For positive $r$, $$\sqrt{-r}=i\sqrt{r}$$, but for negative $r$, which $a$ and $b$ are here, $$\sqrt{-r}=-i\sqrt{r}$$.

So with the insertion of the omitted step it would read

$$\dots=\sqrt{-a}\sqrt{-b}=(-i\sqrt{a})(-i\sqrt{b})=i\sqrt{a}.i\sqrt{b}=\dots$$

 

[jgens]

Char. Limit: The notation isn't confusing; in fact, it's abundantly clear what's what. While you do run into problems if you mindlessly throw numbers into the equation, that doesn't necessarily mean that the problems are with the notation.

 

[Char. Limit]

Char. Limit: The notation isn't confusing; in fact, it's abundantly clear what's what. While you do run into problems if you mindlessly throw numbers into the equation, that doesn't necessarily mean that the problems are with the notation.

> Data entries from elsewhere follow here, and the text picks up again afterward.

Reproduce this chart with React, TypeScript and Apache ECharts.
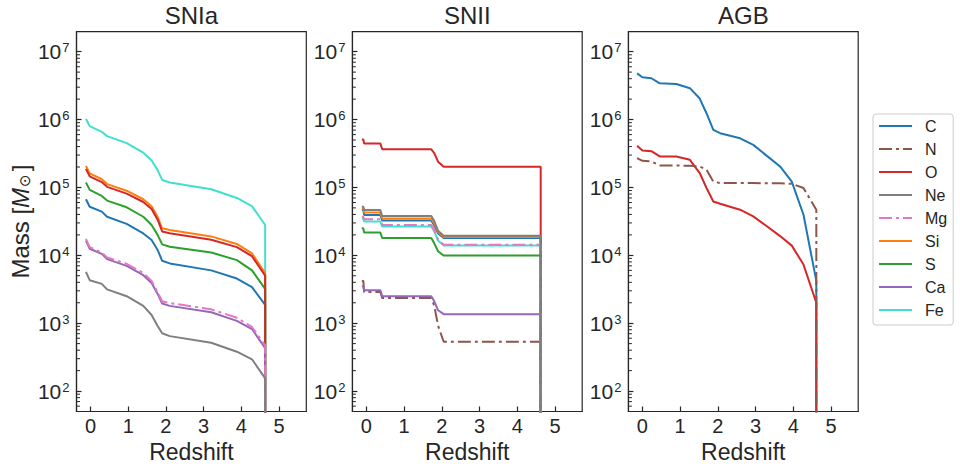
import React, { useEffect, useRef } from "react";
import * as echarts from "echarts";

// ---------- data ----------
const ELEMENTS = ["C", "N", "O", "Ne", "Mg", "Si", "S", "Ca", "Fe"];
// drawing order (later = on top), as in the reference's overlaps
const DRAW_ORDER = ["Fe", "C", "Si", "S", "O", "N", "Ca", "Mg", "Ne"];
const PANEL_TITLES = ["SNIa", "SNII", "AGB"];
const X_TICKS = [0, 1, 2, 3, 4, 5];
const Y_MAJOR_EXPONENTS = [2, 3, 4, 5, 6, 7];

// SNIa (redshift grid + masses in Msun)
const SNIA_Z = [-0.12, -0.02, 0.3, 0.44, 0.96, 1.4, 1.62, 1.78, 1.9, 2.1, 3.2, 3.88, 4.28, 4.63];
const SNIA_C = [6.7e4, 5.2e4, 4.4e4, 3.7e4, 2.9e4, 2.1e4, 1.68e4, 1.2e4, 8.3e3, 7.6e3, 6.0e3, 4.55e3, 3.4e3, 1.86e3];
const SNIA_O = [1.88e5, 1.46e5, 1.2e5, 1.02e5, 8.1e4, 6.1e4, 4.8e4, 3.35e4, 2.25e4, 2.12e4, 1.7e4, 1.32e4, 9.7e3, 5.0e3];
const SNIA_NE = [5.7e3, 4.3e3, 3.8e3, 3.15e3, 2.5e3, 1.8e3, 1.32e3, 910, 710, 645, 515, 380, 294, 154];
const SNIA_MG = [1.75e4, 1.32e4, 1.1e4, 9.3e3, 7.5e3, 5.5e3, 4.2e3, 2.85e3, 2.1e3, 1.98e3, 1.6e3, 1.2e3, 880, 470];
const SNIA_SI = [2.07e5, 1.61e5, 1.32e5, 1.12e5, 8.95e4, 6.7e4, 5.3e4, 3.7e4, 2.5e4, 2.36e4, 1.9e4, 1.47e4, 1.07e4, 5.5e3];
const SNIA_S = [1.18e5, 9.2e4, 7.5e4, 6.4e4, 5.1e4, 3.7e4, 2.8e4, 2.0e4, 1.45e4, 1.34e4, 1.1e4, 8.5e3, 6.0e3, 3.2e3];
const SNIA_CA = [1.65e4, 1.25e4, 1.05e4, 8.8e3, 7.0e3, 5.1e3, 3.9e3, 2.7e3, 1.95e3, 1.8e3, 1.45e3, 1.08e3, 820, 430];
const SNIA_FE = [1.02e6, 8.0e5, 6.6e5, 5.7e5, 4.5e5, 3.25e5, 2.5e5, 1.8e5, 1.29e5, 1.18e5, 9.4e4, 7.0e4, 5.3e4, 2.8e4];

// SNII
const SNII_Z = [-0.12, -0.08, -0.06, 0.37, 0.42, 1.72, 1.8, 1.9, 2.05, 4.62];
const SNII_C = [4.65e4, 4.65e4, 3.94e4, 3.94e4, 3.25e4, 3.25e4, 2.75e4, 2.1e4, 1.8e4, 1.8e4];
const SNII_N = [4.2e3, 4.2e3, 2.88e3, 2.88e3, 2.35e3, 2.35e3, 1.8e3, 920, 533, 533];
const SNII_O = [5.1e5, 5.1e5, 4.45e5, 4.45e5, 3.65e5, 3.65e5, 3.2e5, 2.4e5, 2.02e5, 2.02e5];
const SNII_NE = [5.2e4, 5.2e4, 4.65e4, 4.65e4, 3.8e4, 3.8e4, 3.2e4, 2.3e4, 1.94e4, 1.94e4];
const SNII_MG = [3.7e4, 3.7e4, 3.4e4, 3.4e4, 2.8e4, 2.8e4, 2.35e4, 1.7e4, 1.43e4, 1.43e4];
const SNII_SI = [4.93e4, 4.93e4, 4.27e4, 4.27e4, 3.5e4, 3.5e4, 2.95e4, 2.2e4, 1.86e4, 1.86e4];
const SNII_S = [2.5e4, 2.5e4, 2.17e4, 2.17e4, 1.8e4, 1.8e4, 1.5e4, 1.15e4, 9.9e3, 9.9e3];
const SNII_CA = [3.5e3, 3.5e3, 3.07e3, 3.07e3, 2.5e3, 2.5e3, 2.1e3, 1.55e3, 1.36e3, 1.36e3];
const SNII_FE = [3.5e4, 3.5e4, 3.15e4, 3.15e4, 2.65e4, 2.65e4, 2.25e4, 1.65e4, 1.4e4, 1.4e4];

// AGB
const AGB_Z = [-0.14, 0, 0.24, 0.46, 0.9, 1.26, 1.52, 1.7, 1.88, 2.06, 2.59, 2.94, 3.3, 3.65, 3.96, 4.27, 4.61];
const AGB_C = [4.8e6, 4.2e6, 4.06e6, 3.42e6, 3.35e6, 2.9e6, 2.04e6, 1.24e6, 7.05e5, 6.3e5, 5.3e5, 4.24e5, 2.92e5, 2.04e5, 1.22e5, 3.96e4, 4.2e3];
const AGB_N = [2.7e5, 2.47e5, 2.41e5, 2.11e5, 2.11e5, 2.08e5, 2.04e5, 1.82e5, 1.22e5, 1.16e5, 1.16e5, 1.16e5, 1.15e5, 1.15e5, 1.13e5, 9.8e4, 4.7e4];
const AGB_O = [4.1e5, 3.5e5, 3.42e5, 2.86e5, 2.86e5, 2.55e5, 1.63e5, 9.8e4, 6.2e4, 5.75e4, 4.7e4, 3.75e4, 2.68e4, 1.92e4, 1.39e4, 7.3e3, 2.0e3];

// ---------- styling ----------
const COLORS: Record<string, string> = {
  C: "#1f77b4",
  N: "#8c564b",
  O: "#d62728",
  Ne: "#7f7f7f",
  Mg: "#e377c2",
  Si: "#ff7f0e",
  S: "#2ca02c",
  Ca: "#9467bd",
  Fe: "#40e0d0",
};
const DASHDOT = ["N", "Mg"];
const FONT = '"Liberation Sans", Arial, sans-serif';
const INK = "#262626";
const X_MIN = -0.37;
const X_MAX = 5.72;
const Y_MIN = 50;
const Y_MAX = 1.97e7;
const ZERO = 1e-6; // mass drops to zero after the last redshift

const PANELS = [
  { z: SNIA_Z, data: { C: SNIA_C, O: SNIA_O, Ne: SNIA_NE, Mg: SNIA_MG, Si: SNIA_SI, S: SNIA_S, Ca: SNIA_CA, Fe: SNIA_FE } as Record<string, number[]> },
  { z: SNII_Z, data: { C: SNII_C, N: SNII_N, O: SNII_O, Ne: SNII_NE, Mg: SNII_MG, Si: SNII_SI, S: SNII_S, Ca: SNII_CA, Fe: SNII_FE } as Record<string, number[]> },
  { z: AGB_Z, data: { C: AGB_C, N: AGB_N, O: AGB_O } as Record<string, number[]> },
];

const GRID_LEFTS = [76.5, 352.4, 628.4];
const GRID_W = 229.8;
const GRID_TOP = 31.7;
const GRID_H = 379.8;

function minorValues(): number[] {
  const out: number[] = [];
  for (let e = 1; e <= 7; e++) {
    for (let m = 2; m <= 9; m++) {
      const v = m * Math.pow(10, e);
      if (v > Y_MIN && v < Y_MAX) out.push(v);
    }
  }
  return out;
}

function buildOption(extraGraphics: any[]) {
  const grids: any[] = [];
  const xAxes: any[] = [];
  const yAxes: any[] = [];
  const series: any[] = [];
  const graphics: any[] = [];

  PANELS.forEach((panel, p) => {
    grids.push({
      left: GRID_LEFTS[p],
      top: GRID_TOP,
      width: GRID_W,
      height: GRID_H,
      show: true,
      borderColor: INK,
      borderWidth: 1.2,
      backgroundColor: "transparent",
      containLabel: false,
    });
    xAxes.push({
      type: "value",
      gridIndex: p,
      min: X_MIN,
      max: X_MAX,
      splitNumber: 5,
      axisLine: { show: true, onZero: false, lineStyle: { color: INK, width: 1.2 } },
      splitLine: { show: false },
      axisTick: { show: true, inside: true, length: 5, lineStyle: { color: INK, width: 1.2 } },
      axisLabel: {
        margin: 4,
        fontSize: 20,
        color: INK,
        fontFamily: FONT,
        showMinLabel: false,
        showMaxLabel: false,
        formatter: (v: number) => {
          const r = Math.round(v);
          return Math.abs(v - r) < 1e-6 && X_TICKS.includes(r) ? String(r) : "";
        },
      },
      name: "Redshift",
      nameLocation: "middle",
      nameGap: 26,
      nameTextStyle: { fontSize: 23, color: INK, fontFamily: FONT },
    });
    yAxes.push({
      type: "log",
      logBase: 10,
      gridIndex: p,
      min: Y_MIN,
      max: Y_MAX,
      axisLine: { show: true, onZero: false, lineStyle: { color: INK, width: 1.2 } },
      splitLine: { show: false },
      minorTick: { show: false },
      axisTick: { show: true, inside: true, length: 5, lineStyle: { color: INK, width: 1.2 } },
      axisLabel: {
        margin: 7,
        color: INK,
        fontFamily: FONT,
        showMinLabel: false,
        showMaxLabel: false,
        formatter: (v: number) => {
          const l = Math.log10(v);
          const e = Math.round(l);
          if (Math.abs(l - e) > 1e-6 || !Y_MAJOR_EXPONENTS.includes(e)) return "";
          return `{b|10}{s|${e}}`;
        },
        rich: {
          b: { fontSize: 21, lineHeight: 21, padding: [8, 0, 0, 0], verticalAlign: "bottom", color: INK, fontFamily: FONT },
          s: { fontSize: 13, lineHeight: 13, padding: [0, 0, 0, 1], verticalAlign: "top", color: INK, fontFamily: FONT },
        },
      },
    });

    DRAW_ORDER.forEach((el) => {
      const vals = panel.data[el];
      if (!vals) return;
      const pts: number[][] = panel.z.map((x, i) => [x, vals[i]]);
      pts.push([panel.z[panel.z.length - 1], ZERO]);
      const dash = DASHDOT.includes(el);
      series.push({
        type: "line",
        name: el,
        xAxisIndex: p,
        yAxisIndex: p,
        data: pts,
        symbol: "none",
        showSymbol: false,
        clip: true,
        color: COLORS[el],
        itemStyle: { color: COLORS[el] },
        lineStyle: { color: COLORS[el], width: 2, type: dash ? [13, 4, 3, 4] : "solid" },
        emphasis: { disabled: true },
        animation: false,
      });
    });

    graphics.push({
      type: "text",
      id: "title" + p,
      x: GRID_LEFTS[p] + GRID_W / 2,
      y: 15.9,
      style: {
        text: PANEL_TITLES[p],
        fontSize: 24,
        fontFamily: FONT,
        fill: INK,
        align: "center",
        verticalAlign: "middle",
        textAlign: "center",
        textVerticalAlign: "middle",
      },
    });
  });

  graphics.push({
    type: "text",
    id: "ylabel",
    x: 20.5,
    y: GRID_TOP + GRID_H / 2,
    rotation: Math.PI / 2,
    style: {
      text: "{n|Mass [}{i|M}{sub|⊙}{n|]}",
      fontSize: 24,
      fontFamily: FONT,
      fill: INK,
      align: "center",
      verticalAlign: "middle",
      textAlign: "center",
      textVerticalAlign: "middle",
      rich: {
        n: { fontSize: 24, lineHeight: 24, padding: [0, 0, 5, 0], verticalAlign: "top", fontFamily: FONT, fill: INK },
        i: { fontSize: 24, lineHeight: 24, padding: [0, 1, 5, 0], verticalAlign: "top", fontStyle: "italic", fontFamily: FONT, fill: INK },
        sub: { fontSize: 15, lineHeight: 15, padding: [0, 3, 0, 0], verticalAlign: "bottom", fontFamily: '"DejaVu Sans", sans-serif', fill: INK },
      },
    },
  });

  return {
    animation: false,
    backgroundColor: "#ffffff",
    grid: grids,
    xAxis: xAxes,
    yAxis: yAxes,
    series,
    graphic: graphics.concat(extraGraphics),
    legend: {
      data: ELEMENTS,
      orient: "vertical",
      left: 873,
      top: 114,
      itemWidth: 33,
      itemHeight: 14,
      itemGap: 7,
      padding: [4, 6, 7, 5],
      backgroundColor: "#ffffff",
      borderColor: "#cccccc",
      borderWidth: 1,
      borderRadius: 3,
      selectedMode: false,
      itemStyle: { opacity: 0 },
      textStyle: { fontSize: 16, lineHeight: 16, color: INK, fontFamily: FONT, padding: [0, 0, 0, 8] },
    },
  };
}

export default function App() {
  const ref = useRef<HTMLDivElement>(null);
  useEffect(() => {
    document.body.style.margin = "0";
    if (!ref.current) return;
    const chart = echarts.init(ref.current, undefined, { renderer: "svg" });
    chart.setOption(buildOption([]) as any);

    // minor log ticks (2..9 x 10^k) on the left spine, placed through the axis scale
    const minors = minorValues();
    const ticks: any[] = [];
    PANELS.forEach((_, p) => {
      minors.forEach((v) => {
        const pt = chart.convertToPixel({ gridIndex: p } as any, [X_MIN, v]) as number[];
        if (!pt || !isFinite(pt[0]) || !isFinite(pt[1])) return;
        ticks.push({
          type: "line",
          silent: true,
          z: 100,
          shape: { x1: pt[0], y1: pt[1], x2: pt[0] + 3.5, y2: pt[1] },
          style: { stroke: INK, lineWidth: 1 },
        });
      });
    });
    if (ticks.length) {
      chart.setOption(
        buildOption([{ id: "minorTicks", type: "group", z: 100, children: ticks }]) as any,
        true
      );
    }

    return () => chart.dispose();
  }, []);
  return (
    <div
      ref={ref}
      style={{ width: 960, height: 469, position: "absolute", left: 0, top: 0, background: "#fff" }}
    />
  );
}
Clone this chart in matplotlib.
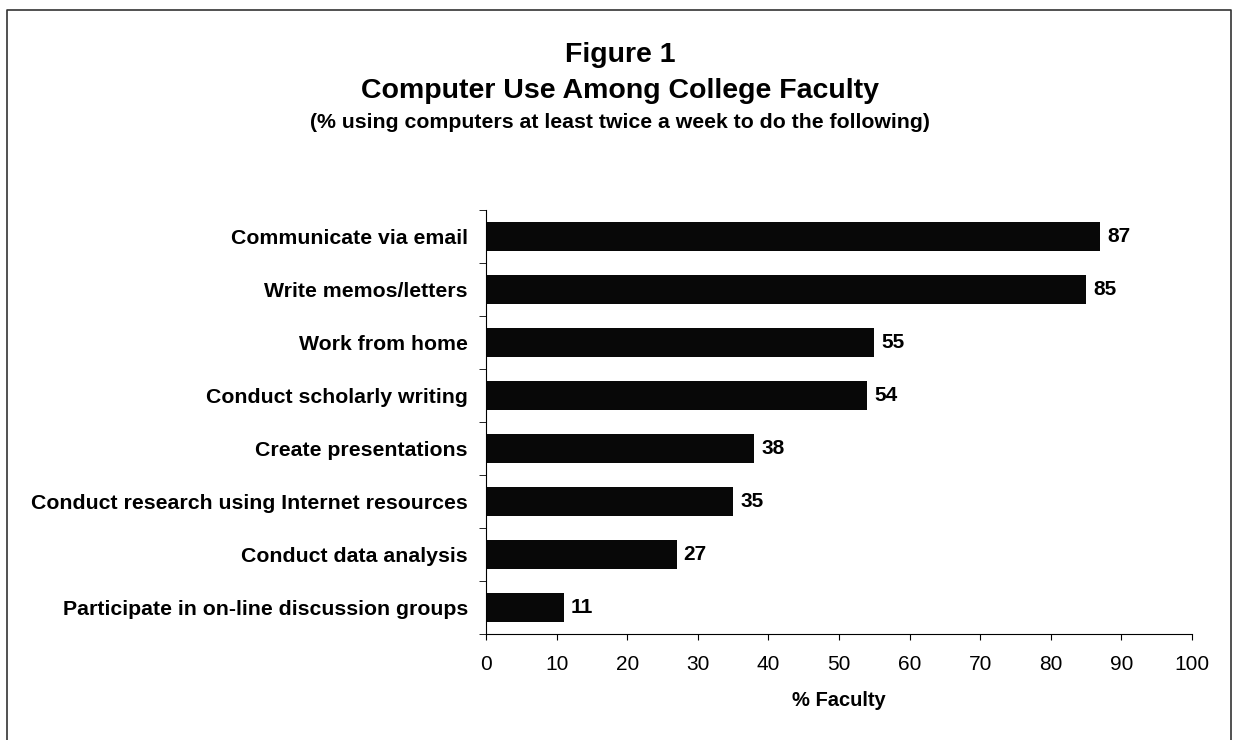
import numpy as np
import matplotlib.pyplot as plt
from matplotlib.lines import Line2D

plt.rcParams['font.family'] = ['Liberation Sans', 'DejaVu Sans']

activities = ['Communicate via email', 'Write memos/letters', 'Work from home',
              'Conduct scholarly writing', 'Create presentations',
              'Conduct research using Internet resources', 'Conduct data analysis',
              'Participate in on-line discussion groups']
percents = [87, 85, 55, 54, 38, 35, 27, 11]
xticks = [0, 10, 20, 30, 40, 50, 60, 70, 80, 90, 100]

fig = plt.figure(figsize=(12.35, 7.4), dpi=100)
ax = fig.add_axes([0.3935, 0.1432, 0.5717, 0.5730])

n = len(activities)
ypos = np.arange(n)[::-1]
ax.barh(ypos, percents, height=0.55, color='#080808')
for y, v in zip(ypos, percents):
    ax.text(v + 1.0, y, str(v), va='center', ha='left', fontsize=15, fontweight='bold')

ax.set_xlim(0, 100)
ax.set_ylim(-0.5, n - 0.5)
ax.set_xticks(xticks)
ax.set_xticklabels([str(t) for t in xticks], fontsize=15)
ax.set_yticks(ypos)
ax.set_yticklabels(activities, fontsize=15.3, fontweight='bold')
ax.tick_params(axis='y', length=0, pad=13)
ax.set_yticks(np.arange(n + 1) - 0.5, minor=True)
ax.tick_params(axis='y', which='minor', length=5, direction='out')
ax.tick_params(axis='x', length=4, direction='out', pad=11)
ax.set_xlabel('% Faculty', fontsize=14.5, fontweight='bold', labelpad=12)
for s in ['top', 'right']:
    ax.spines[s].set_visible(False)

fig.text(0.502, 0.926, 'Figure 1', ha='center', va='center', fontsize=20.5, fontweight='bold')
fig.text(0.502, 0.877, 'Computer Use Among College Faculty', ha='center', va='center',
         fontsize=20.5, fontweight='bold')
fig.text(0.502, 0.834, '(% using computers at least twice a week to do the following)',
         ha='center', va='center', fontsize=15.3, fontweight='bold')

# frame around the figure
fx = [0.006, 0.006, 0.997, 0.997]
fy = [0.0, 0.986, 0.986, 0.0]
fig.add_artist(Line2D(fx, fy, color='#333333', lw=1.2, transform=fig.transFigure))

fig.savefig('out.png', dpi=100)
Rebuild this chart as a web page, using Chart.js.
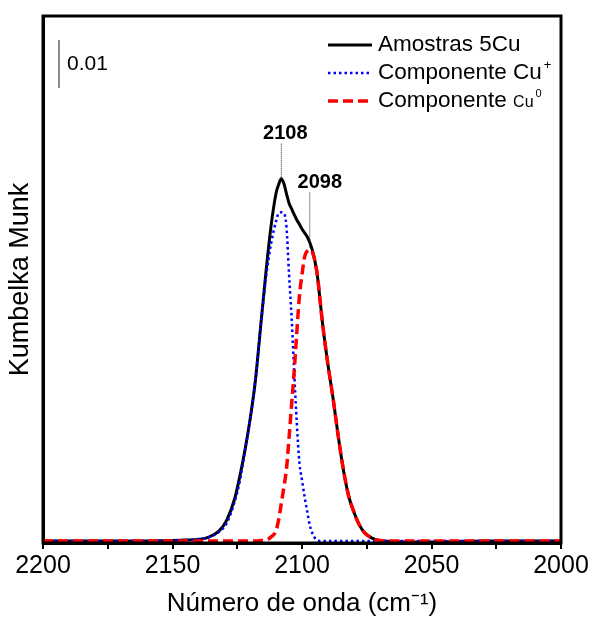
<!DOCTYPE html>
<html lang="pt">
<head>
<meta charset="UTF-8">
<title>Kumbelka Munk - Amostras 5Cu</title>
<script src="https://cdn.jsdelivr.net/npm/chart.js"></script>
<style>
  body { margin: 0; background: #fff; }
  canvas { display: block; }
</style>
</head>
<body>
<canvas id="grafico" width="592" height="621"></canvas>
<script>
// número de onda (cm-1)
var numeroOnda = [2200, 2180, 2160, 2150, 2145, 2140, 2136, 2132, 2129, 2126,
                  2124, 2122, 2120, 2118, 2116, 2114, 2112, 2110, 2109, 2108,
                  2107, 2106, 2105, 2104, 2103, 2102, 2101, 2100, 2099, 2098,
                  2097, 2096, 2095, 2094, 2093, 2092, 2090, 2088, 2086, 2084,
                  2082, 2080, 2078, 2076, 2073, 2070, 2066, 2060, 2050, 2040,
                  2030, 2020, 2000];

// espectro medido
var amostra5Cu = [0, 0, 0, 0.0001, 0.0002, 0.0003, 0.0008, 0.0021, 0.0044, 0.0088,
                  0.0135, 0.019, 0.0255, 0.0334, 0.0445, 0.0556, 0.0654, 0.0725, 0.0743, 0.0755,
                  0.0745, 0.0724, 0.0704, 0.0692, 0.068, 0.0669, 0.066, 0.065, 0.0642, 0.0634,
                  0.0622, 0.0606, 0.0583, 0.055, 0.050, 0.045, 0.0368, 0.0297, 0.0218, 0.0148,
                  0.0094, 0.0061, 0.0035, 0.0018, 0.0006, 0.0001, -0.0001, -0.0002, -0.0002, -0.0001,
                  0, 0, 0];

// componente Cu+
var compCuMais = [0, 0, 0, 0.0001, 0.0002, 0.0004, 0.0008, 0.0019, 0.0038, 0.0082,
                  0.0125, 0.0188, 0.0254, 0.0335, 0.0445, 0.0545, 0.0618, 0.0667, 0.0683, 0.0685,
                  0.0683, 0.0655, 0.0555, 0.0465, 0.035, 0.0245, 0.0163, 0.0127, 0.0092, 0.0062,
                  0.0033, 0.0016, 0.0006, 0.0002, 0, 0, 0, 0, 0, 0,
                  0, 0, 0, 0, 0, 0, 0, 0, 0, 0,
                  0, 0, 0];

// componente Cu0
var compCu0 = [0, 0, 0, 0, 0, 0, 0, 0, 0, 0,
               0, 0, 0, 0, 0.0001, 0.0002, 0.0008, 0.0022, 0.0045, 0.0078,
               0.0112, 0.015, 0.0215, 0.0285, 0.0355, 0.0435, 0.051, 0.0555, 0.0592, 0.0604,
               0.0607, 0.0602, 0.0583, 0.0552, 0.050, 0.045, 0.0368, 0.0297, 0.0218, 0.0148,
               0.0094, 0.0061, 0.0035, 0.0018, 0.0006, 0.0001, 0, 0, 0, 0,
               0, 0, 0];

var rotulosPico = ['2108', '2098'];
var posicoesPico = [2108, 2097];
var escala = 0.01;

var fonte = '"Liberation Sans", Arial, sans-serif';

function pares(valores) {
    return numeroOnda.map(function (x, i) { return { x: x, y: valores[i] }; });
}

// moldura, barra de escala, picos e legenda
var extras = {
    id: 'extras',
    afterDraw: function (chart) {
        var ctx = chart.ctx, a = chart.chartArea;
        var xs = chart.scales.x, ys = chart.scales.y;
        var ds = chart.data.datasets;
        ctx.save();

        ctx.strokeStyle = '#000';
        ctx.lineWidth = 3;
        ctx.strokeRect(a.left, a.top, a.right - a.left, a.bottom - a.top);

        // barra 0.01
        var y0 = 40;
        var len = ys.getPixelForValue(0) - ys.getPixelForValue(escala);
        ctx.lineWidth = 1.5;
        ctx.strokeStyle = '#666';
        ctx.beginPath();
        ctx.moveTo(59, y0);
        ctx.lineTo(59, y0 + len);
        ctx.stroke();
        ctx.fillStyle = '#000';
        ctx.font = '21px ' + fonte;
        ctx.textBaseline = 'middle';
        ctx.fillText('0.01', 67, y0 + len / 2);

        // marcas dos picos
        ctx.font = 'bold 20px ' + fonte;
        ctx.textAlign = 'center';
        ctx.setLineDash([1, 1]);
        ctx.lineWidth = 1;
        ctx.strokeStyle = '#222';
        var comp = [35, 50];
        var desl = [4, 10];
        posicoesPico.forEach(function (p, i) {
            var k = numeroOnda.indexOf(p);
            var px = xs.getPixelForValue(p);
            var py = ys.getPixelForValue(amostra5Cu[k]);
            var topo = py - comp[i];
            ctx.beginPath();
            ctx.moveTo(px, topo);
            ctx.lineTo(px, py + (i === 1 ? 6 : 0));
            ctx.stroke();
            ctx.fillText(rotulosPico[i], px + desl[i], topo - 10);
        });

        // legenda
        ctx.textAlign = 'left';
        var linhasY = [45, 73, 101];
        ds.forEach(function (d, i) {
            ctx.setLineDash(d.borderDash || []);
            ctx.strokeStyle = d.borderColor;
            ctx.lineWidth = d.borderWidth;
            ctx.beginPath();
            ctx.moveTo(328, linhasY[i]);
            ctx.lineTo(372, linhasY[i]);
            ctx.stroke();
        });
        ctx.setLineDash([]);
        ctx.fillStyle = '#000';
        ctx.font = '22.5px ' + fonte;
        ctx.fillText('Amostras 5Cu', 378, linhasY[0]);
        ctx.fillText('Componente Cu', 378, linhasY[1]);
        var w = ctx.measureText('Componente Cu').width;
        ctx.font = '13px ' + fonte;
        ctx.fillText('+', 378 + w + 2, linhasY[1] - 8);
        ctx.font = '22.5px ' + fonte;
        ctx.fillText('Componente ', 378, linhasY[2]);
        w = ctx.measureText('Componente ').width;
        ctx.font = '16px ' + fonte;
        ctx.fillText('Cu', 378 + w, linhasY[2] + 2);
        var w2 = ctx.measureText('Cu').width;
        ctx.font = '11px ' + fonte;
        ctx.fillText('0', 378 + w + w2 + 2, linhasY[2] - 7);

        ctx.restore();
    }
};

new Chart(document.getElementById('grafico'), {
    type: 'line',
    data: {
        datasets: [{
            label: 'Amostras 5Cu',
            data: pares(amostra5Cu),
            borderColor: '#000000',
            borderWidth: 3,
            order: 3
        }, {
            label: 'Componente Cu+',
            data: pares(compCuMais),
            borderColor: '#0000ff',
            borderWidth: 2.5,
            borderDash: [2.5, 3],
            order: 2
        }, {
            label: 'Componente Cu0',
            data: pares(compCu0),
            borderColor: '#ff0000',
            borderWidth: 3.5,
            borderDash: [10, 5],
            order: 1
        }]
    },
    options: {
        responsive: false,
        animation: false,
        layout: { padding: { left: 0, right: 31, top: 16, bottom: 0 } },
        elements: {
            point: { radius: 0 },
            line: { cubicInterpolationMode: 'monotone', fill: false }
        },
        plugins: {
            legend: { display: false },
            tooltip: { enabled: false }
        },
        scales: {
            x: {
                type: 'linear',
                reverse: true,
                min: 2000,
                max: 2200,
                afterFit: function (s) { s.height = 78; },
                ticks: {
                    stepSize: 25,
                    autoSkip: false,
                    maxRotation: 0,
                    padding: 2,
                    color: '#000',
                    font: { size: 25, family: fonte },
                    callback: function (v) { return v % 50 === 0 ? String(v) : ''; }
                },
                grid: { drawOnChartArea: false, drawTicks: true, tickLength: 6, color: '#000', lineWidth: 2 },
                border: { display: true, color: '#000', width: 3 },
                title: {
                    display: true,
                    text: 'Número de onda (cm⁻¹)',
                    color: '#000',
                    font: { size: 26, family: fonte },
                    padding: { top: 0, bottom: 2 }
                }
            },
            y: {
                min: -0.00042,
                max: 0.1094,
                afterFit: function (s) { s.width = 43; },
                ticks: { display: false },
                grid: { drawOnChartArea: false, drawTicks: false },
                border: { display: true, color: '#000', width: 3 },
                title: {
                    display: true,
                    text: 'Kumbelka Munk',
                    color: '#000',
                    font: { size: 27, family: fonte },
                    padding: { top: 4, bottom: 0 }
                }
            }
        }
    },
    plugins: [extras]
});
</script>
</body>
</html>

If it wasn't confusing, then why is it that I couldn't get what he was talking about until I created new notation, u=-a and v=-b, that were positive for negative a and b?

I didn't mindlessly throw numbers into the equation; in fact, I only inserted actual numbers once to prove a counterexample, and I was done in by the fact that I expect constants to be positive unless shown with a negative sign. By the way, can you name a textbook that says "b is a negative real number"? No, they always define the constants as either positive or arbitrary, and work with negative numbers using -b.

I'm not mindless.

 

[jgens]

I would call putting numbers into an equation while neglecting negative signs mindless. It's all clearly there, so unless you omit them somehow, you weren't doing what the equation says (and it's an extremely simple one at that). Call that what you like.

And to be quite honest, I don't really care what you have or have not seen in an algebra text. Unless you can dispute the proof I gave in post 36 (and please quote the specific lines you find troublesome) the fomula stands.